TCE : Une question qui me passionne particulièrement, avez-vous déjà composé pour chœur ?
ANIBAL : Récemment, j’ai écrit une sorte de cantate de 30 minutes pour 16 chanteurs a cappella, pour les Carice Singers. Ca a été bien reçu, il me semble. J’ai été personnellement très satisfait du résultat. Ca raconte l’histoire de la Création du monde, mais pas de façon religieuse, plutôt de façon séculaire, presque payenne. Ca mélange la mythologie, les cultures. Là à nouveau, c’est la mise en scène du Drama qui m’a attiré. C’était une première partie, nous espérons en créer la seconde partie dans les années à venir. C’est donc pour 16 chanteurs mais je leurs fais utiliser toutes sortes d’instruments avec leurs pieds ou leurs mains, même des sifflets ou autres, donc c’est pas entièrement a cappella. C’est attractif visuellement aussi, comme ils jonglent avec tout ça.
TCE : Quel conseil donneriez-vous à quelqu’un qui ne trouve pas l’inspiration ?
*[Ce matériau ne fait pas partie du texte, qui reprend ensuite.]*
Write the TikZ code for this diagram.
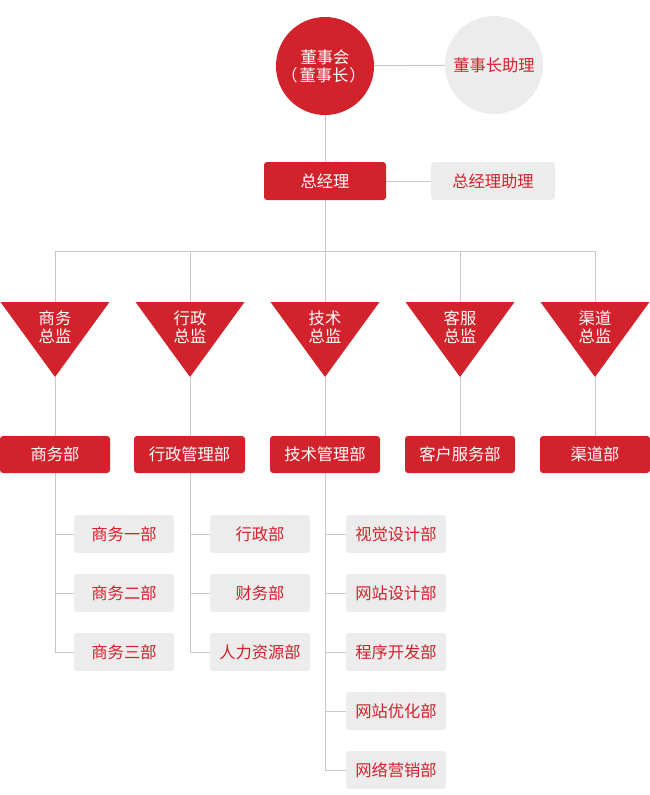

ANIBAL : Ce qui a marché pour moi, c’est d’abandonner l’idée. Il faut la laisser, en démarrer une autre, voir où ça nous mène en quelques jours. Après, ça dépend, parfois on est bloqué par les délais courts et c’est la pression qui coupe l’inspiration. Mais si on a le temps, il faut tenter autre chose. Sinon, en général, il faudrait continuer d’en baver ! Continuer, continuer, jusqu’à ce que ça devienne facile.